Purpose : To determine modifiable and genetic factors associated with progression to advanced age-related macular degeneration (AMD) for eyes with different baseline severity scales, and to assess population attributable fraction of these factors.

Methods : An eye that progressed was defined as a transition from no AMD or non-advanced AMD (AREDS severity scales 1-8) to any advanced AMD (scales ≥9) at 2 consecutive visits during 12 years of follow up. Eight genetic variants were associated with progression, adjusting for age, sex, education, smoking history, BMI, baseline severity scale, and AREDS treatment. A Genetic Risk Score (GRS) was calculated. Kaplan-Meier survival curves were constructed for the impact of GRS and smoking on rate of progression within categories of the baseline AMD scales, and population attributable fractions were calculated for specific factors.

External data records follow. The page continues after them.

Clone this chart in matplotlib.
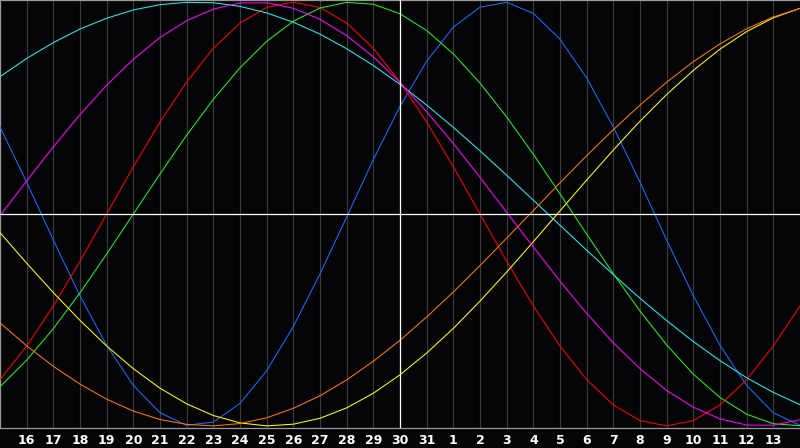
import matplotlib
matplotlib.use("Agg")
import matplotlib.pyplot as plt

# day index 0..30 -> 15th of the month .. 14th of the next month
days = list(range(31))
day_labels = [str(d) for d in range(16, 32)] + [str(d) for d in range(1, 14)]

# cycle values, one per day (-1 .. 1)
physical = [0.411, 0.150, -0.123, -0.386, -0.620, -0.809, -0.938, -0.997, -0.982, -0.894, -0.740,
            -0.531, -0.283, -0.014, 0.257, 0.508, 0.721, 0.882, 0.976, 0.999, 0.947, 0.825, 0.642,
            0.411, 0.150, -0.123, -0.386, -0.620, -0.809, -0.938, -0.997]
emotional = [-0.782, -0.623, -0.434, -0.223, 0.000, 0.223, 0.434, 0.623, 0.782, 0.901, 0.975,
             1.000, 0.975, 0.901, 0.782, 0.623, 0.434, 0.223, 0.000, -0.223, -0.434, -0.623,
             -0.782, -0.901, -0.975, -1.000, -0.975, -0.901, -0.782, -0.623, -0.434]
intellectual = [-0.815, -0.690, -0.541, -0.372, -0.189, 0.000, 0.189, 0.372, 0.541, 0.690, 0.815,
                0.910, 0.972, 0.999, 0.990, 0.945, 0.866, 0.756, 0.618, 0.458, 0.282, 0.095,
                -0.095, -0.282, -0.458, -0.618, -0.756, -0.866, -0.945, -0.990, -0.999]
intuitive = [-0.008, 0.156, 0.317, 0.469, 0.608, 0.730, 0.833, 0.912, 0.967, 0.996, 0.997,
             0.971, 0.919, 0.842, 0.742, 0.621, 0.483, 0.333, 0.173, 0.008, -0.156, -0.317,
             -0.469, -0.608, -0.730, -0.833, -0.912, -0.967, -0.996, -0.997, -0.971]
aesthetic = [-0.088, -0.232, -0.371, -0.502, -0.623, -0.730, -0.822, -0.896, -0.951, -0.986, -1.000,
             -0.992, -0.964, -0.915, -0.846, -0.759, -0.656, -0.540, -0.411, -0.274, -0.131, 0.015,
             0.160, 0.302, 0.438, 0.564, 0.678, 0.778, 0.861, 0.926, 0.971]
awareness = [-0.514, -0.622, -0.719, -0.803, -0.874, -0.930, -0.970, -0.993, -1.000, -0.989, -0.962,
             -0.917, -0.858, -0.783, -0.695, -0.596, -0.486, -0.368, -0.243, -0.114, 0.016, 0.147,
             0.275, 0.398, 0.514, 0.622, 0.719, 0.803, 0.874, 0.930, 0.970]
spiritual = [0.648, 0.734, 0.809, 0.873, 0.924, 0.963, 0.988, 0.999, 0.997, 0.980, 0.949,
             0.905, 0.849, 0.780, 0.701, 0.612, 0.514, 0.409, 0.298, 0.183, 0.065, -0.053,
             -0.171, -0.286, -0.398, -0.503, -0.602, -0.692, -0.773, -0.842, -0.900]

series = [
    (physical, "#1a6cff"),
    (emotional, "#ff0000"),
    (intellectual, "#22ee22"),
    (spiritual, "#22eeee"),
    (aesthetic, "#ffff00"),
    (awareness, "#ff7700"),
    (intuitive, "#ff00ff"),
]

bg = "#050508"
fig = plt.figure(figsize=(8, 4.48), dpi=100, facecolor=bg)
ax = fig.add_axes([0, 20 / 448, 1, 428 / 448], facecolor=bg)

for vals, col in series:
    ax.plot(days, vals, color=col, lw=0.75, zorder=3)

# today marker and zero line
ax.axvline(15, color="white", lw=0.9, zorder=4)
ax.axhline(0, color="white", lw=0.9, zorder=4)

ax.set_xlim(0, 30)
ax.set_ylim(-1.01, 1.01)
ax.set_xticks(days[1:30])
ax.set_xticklabels(day_labels)
ax.set_yticks([])
ax.tick_params(axis="x", length=0, pad=4, colors="white", labelsize=9)
for lbl in ax.get_xticklabels():
    lbl.set_fontweight("bold")
ax.grid(axis="x", color="#3c3c3c", lw=0.8, zorder=1)

for side in ["top", "left", "bottom"]:
    ax.spines[side].set_color("#999999")
    ax.spines[side].set_linewidth(0.9)
ax.spines["right"].set_visible(False)

fig.savefig("out.png", facecolor=bg)
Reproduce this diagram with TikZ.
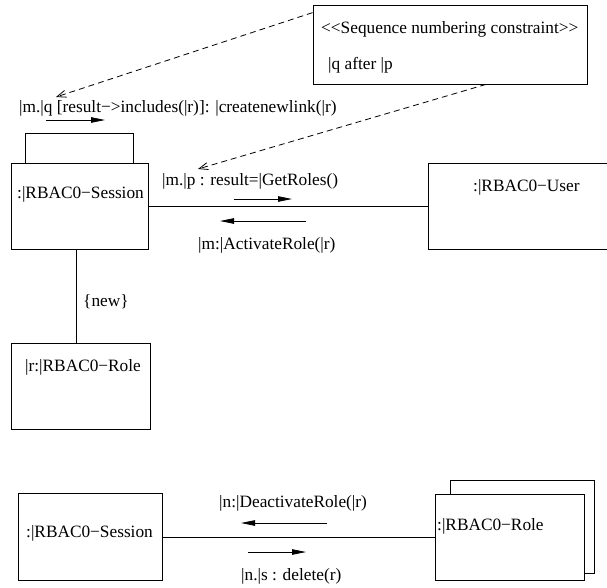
\documentclass[tikz,border=0pt]{standalone}
\usepackage{fontspec}
\setmainfont{Liberation Serif}
\usetikzlibrary{arrows.meta}
\newcommand{\lt}{\textless\kern0pt}
\newcommand{\gt}{\textgreater\kern0pt}
\begin{document}
\begin{tikzpicture}[x=1pt,y=-1pt,
  every node/.style={font=\fontsize{17.3}{20}\selectfont},
  objbox/.style={draw,line width=0.8pt,rectangle,inner sep=0pt},
  lbl/.style={anchor=west,inner sep=0pt},
  wire/.style={line width=0.8pt},
  msg/.style={line width=0.8pt,-{Triangle[length=14pt,width=5.5pt]}},
  note/.style={line width=0.8pt,dash pattern=on 6pt off 4pt,-{Straight Barb[length=9pt,width=7pt]}}]
\useasboundingbox (0,0) rectangle (607,587);

% constraint note
\node[objbox,minimum width=274pt,minimum height=79pt] (c) at (450,44.5) {};
\node[lbl] (cl1) at (321,29) {\lt\lt Sequence numbering constraint\gt\gt};
\node[lbl] (cl2) at (328,65) {\textbar q after \textbar p};

% upper collaboration
\node[objbox,minimum width=137pt,minimum height=86pt] (s1) at (79.5,206) {};
\node[lbl] (s1l) at (17,194) {:\textbar RBAC0−Session};
\node[objbox,minimum width=193pt,minimum height=86pt] (u) at (524.5,206) {};
\node[lbl] (ul) at (473,187) {:\textbar RBAC0−User};
\node[objbox,minimum width=139pt,minimum height=86pt] (r1) at (80.5,386) {};
\node[lbl] (r1l) at (25,367) {\textbar r:\textbar RBAC0−Role};

% self link on the session
\draw[wire] ([xshift=15pt]s1.north west) -- ++(0,-29) -| ([xshift=-15pt]s1.north east);
% links
\draw[wire] (s1.east) -- (u.west);
\draw[wire] ([xshift=-3.5pt]s1.south) -- ([xshift=-3.5pt]s1.south |- r1.north);
\node[lbl] (new) at (83,302) {\{new\}};

% messages
\node[lbl] (mq) at (19,108) {\textbar m.\textbar q [result−\gt includes(\textbar r)]: \textbar createnewlink(\textbar r)};
\coordinate (mqa) at (46,120);
\coordinate (mqb) at (105,120);
\draw[msg] (mqa) -- (mqb);

\node[lbl] (mp) at (162,181) {\textbar m.\textbar p : result=\textbar GetRoles()};
\coordinate (mpa) at (234,199);
\coordinate (mpb) at (292,199);
\draw[msg] (mpa) -- (mpb);

\node[lbl] (mm) at (198,245) {\textbar m:\textbar ActivateRole(\textbar r)};
\coordinate (mma) at (306,221);
\coordinate (mmb) at (220,221);
\draw[msg] (mma) -- (mmb);

% constraint dependencies
\coordinate (qtip) at (56,97);
\coordinate (ptip) at (198,169);
\draw[note] ([yshift=-8pt]c.north west) -- (qtip);
\draw[note] ([xshift=36pt]c.south) -- (ptip);

% lower collaboration
\node[objbox,minimum width=144pt,minimum height=87pt] (s2) at (90,537) {};
\node[lbl] (s2l) at (26,533) {:\textbar RBAC0−Session};
\draw[wire] (450,494) -- (450,480) -- (594,480) -- (594,573) -- (584,573);
\node[objbox,fill=white,minimum width=149pt,minimum height=86pt] (r2) at (509.5,537) {};
\node[lbl] (r2l) at (437,526) {:\textbar RBAC0−Role};
\draw[wire] (s2.east) -- (r2.west);

\node[lbl] (nd) at (219,503) {\textbar n:\textbar DeactivateRole(\textbar r)};
\coordinate (nda) at (327,523);
\coordinate (ndb) at (241,523);
\draw[msg] (nda) -- (ndb);

\node[lbl] (ns) at (241,576) {\textbar n.\textbar s : delete(r)};
\coordinate (nsa) at (248,552);
\coordinate (nsb) at (306,552);
\draw[msg] (nsa) -- (nsb);
\end{tikzpicture}
\end{document}
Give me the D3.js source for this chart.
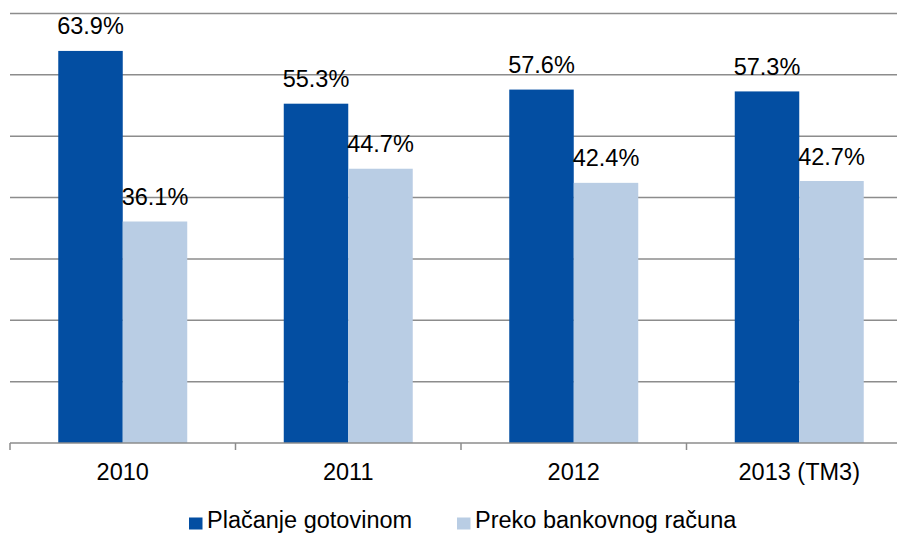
<!DOCTYPE html>
<html>
<head>
<meta charset="utf-8">
<script src="https://cdn.jsdelivr.net/npm/d3@7"></script>
<style>
  html, body { margin: 0; padding: 0; background: #fff; }
  svg { display: block; font-family: "Liberation Sans", Arial, sans-serif; }
</style>
</head>
<body>
<svg id="chart"></svg>
<script>
const categories = ["2010", "2011", "2012", "2013 (TM3)"];
const seriesNames = ["Plačanje gotovinom", "Preko bankovnog računa"];
const cash = [63.9, 55.3, 57.6, 57.3];
const bank = [36.1, 44.7, 42.4, 42.7];
const yTicks = [0, 10, 20, 30, 40, 50, 60, 70];
const colors = ["#034ea2", "#b9cde4"];

const width = 897, height = 533;
const svg = d3.select("#chart").attr("width", width).attr("height", height);

const plotLeft = 10, plotRight = 912, plotTop = 13.5, plotBottom = 443;

const x = d3.scaleBand().domain(categories).range([plotLeft, plotRight]).padding(0);
const groupW = x.bandwidth() * 0.572;
const xs = d3.scaleBand().domain([0, 1]).range([0, groupW]).padding(0);
const y = d3.scaleLinear().domain([0, 70]).range([plotBottom, plotTop]);

// gridlines
svg.append("g")
  .selectAll("line")
  .data(yTicks.filter(t => t > 0))
  .join("line")
  .attr("x1", plotLeft).attr("x2", width)
  .attr("y1", d => y(d)).attr("y2", d => y(d))
  .attr("stroke", "#8c8c8c").attr("stroke-width", 1.5);

const rows = categories.map((c, i) => ({ cat: c, vals: [cash[i], bank[i]] }));

const groups = svg.append("g").selectAll("g")
  .data(rows)
  .join("g")
  .attr("transform", d => `translate(${x(d.cat) + (x.bandwidth() - groupW) / 2},0)`);

groups.selectAll("rect")
  .data(d => d.vals.map((v, k) => ({ v, k })))
  .join("rect")
  .attr("x", d => xs(d.k))
  .attr("width", xs.bandwidth())
  .attr("y", d => y(d.v))
  .attr("height", d => plotBottom - y(d.v))
  .attr("fill", d => colors[d.k]);

groups.selectAll("text")
  .data(d => d.vals.map((v, k) => ({ v, k })))
  .join("text")
  .attr("x", d => xs(d.k) + xs.bandwidth() / 2)
  .attr("y", d => y(d.v) - 16.5)
  .attr("text-anchor", "middle")
  .attr("font-size", "23.5px")
  .attr("fill", "#000")
  .text(d => d.v.toFixed(1) + "%");

// x axis
const xAxis = svg.append("g").attr("transform", `translate(0,${plotBottom})`);
xAxis.append("line")
  .attr("x1", plotLeft).attr("x2", width)
  .attr("stroke", "#8c8c8c").attr("stroke-width", 1.5);
xAxis.selectAll("line.tick")
  .data(categories)
  .join("line")
  .attr("class", "tick")
  .attr("x1", d => x(d)).attr("x2", d => x(d))
  .attr("y1", 0).attr("y2", 7)
  .attr("stroke", "#8c8c8c").attr("stroke-width", 1.5);
xAxis.selectAll("text")
  .data(categories)
  .join("text")
  .attr("x", d => x(d) + x.bandwidth() / 2)
  .attr("y", 37)
  .attr("text-anchor", "middle")
  .attr("font-size", "23.5px")
  .attr("fill", "#000")
  .text(d => d);

// legend
const legendX = [189, 457];
const legend = svg.append("g").selectAll("g")
  .data(seriesNames)
  .join("g")
  .attr("transform", (d, i) => `translate(${legendX[i]},528)`);
legend.append("rect")
  .attr("x", 0).attr("y", -10.5)
  .attr("width", 13.5).attr("height", 12)
  .attr("fill", (d, i) => colors[i]);
legend.append("text")
  .attr("x", 18).attr("y", 0)
  .attr("font-size", "23.5px")
  .attr("fill", "#000")
  .text(d => d);
</script>
</body>
</html>
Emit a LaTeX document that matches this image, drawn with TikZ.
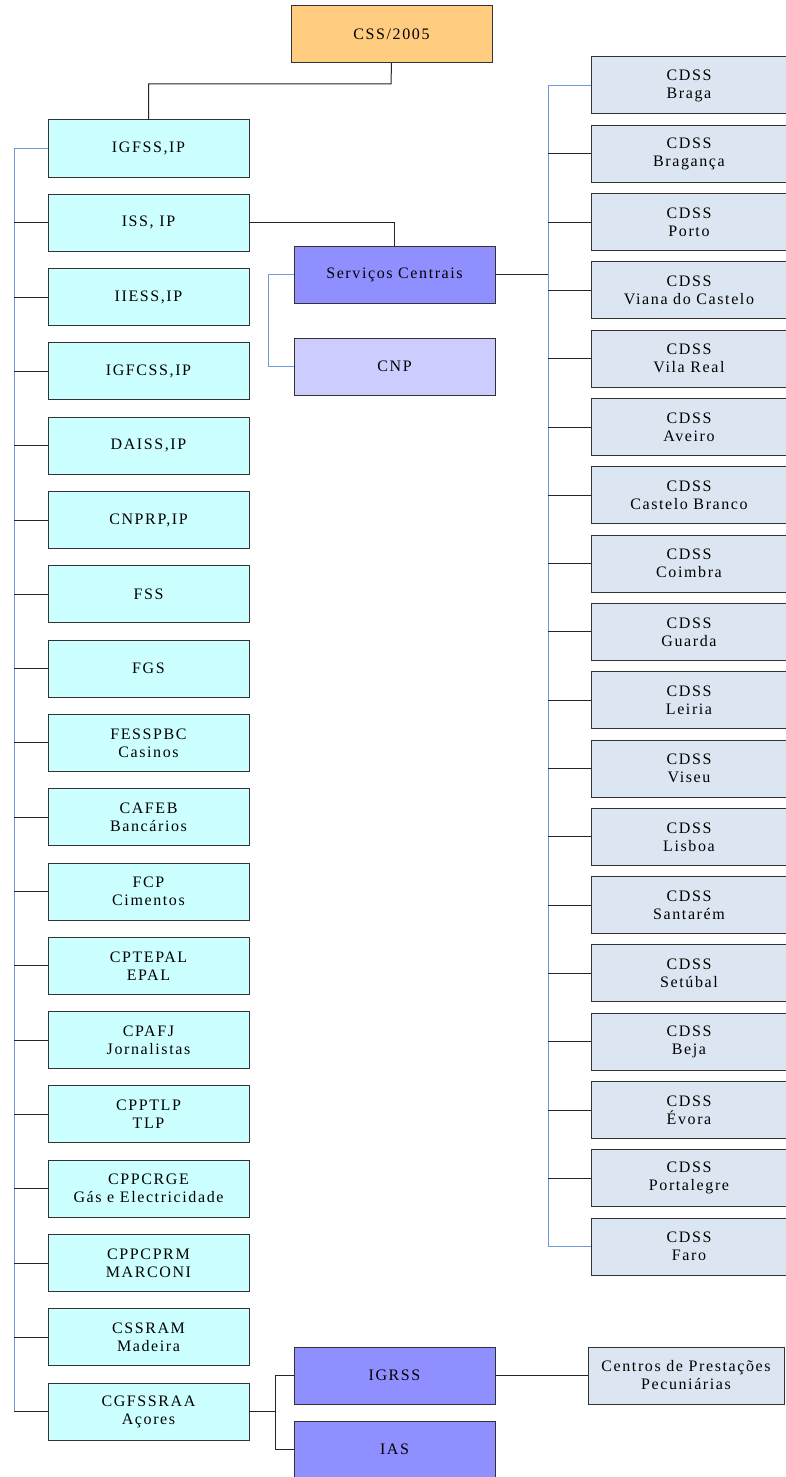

Results : Among 5421 eyes, 948 progressed to advanced AMD. Genetic variants associated with progression included genes in the complement, immune, inflammatory, lipid, extracellular matrix, DNA repair and protein binding pathways. Eyes from subjects with GRS in the upper tertile had three times higher risk of progression than the lowest tertile (HR=3.03, 95% CI: 2.31-3.97) (Fig. 1). For overall advanced AMD, as well as the neovascular and atrophic subtypes, there was a strong effect for GRS among eyes with baseline intermediate level severity scales 6-8, while the differences were smaller among eyes starting with severity scales 1-5. As shown in Fig. 2, for eyes among past smokers with baseline severity scale 8, the 12 year probability of progression was 55% for GRS 1 vs. 90% for GRS 3, while among current smokers, the corresponding progression rates were 80% vs. > 95%. Calculation of population attributable fraction showed that the percent of disease prevented if smoking and body weight behaviors changed to past or never smoking and BMI < 25, was about 15%. In a similar calculation, if GRS tertiles changed from higher levels to the lowest risk, the percent prevented would be 37%, holding severity scale constant.

Conclusions : Carriers with higher GRS have higher risk of progression for eyes with the same level of baseline severity scale, and smoking further increases risk. Changing to healthier behaviors could reduce risk of progression from non-advanced to advanced stages of AMD.

This is a 2021 ARVO Annual Meeting abstract.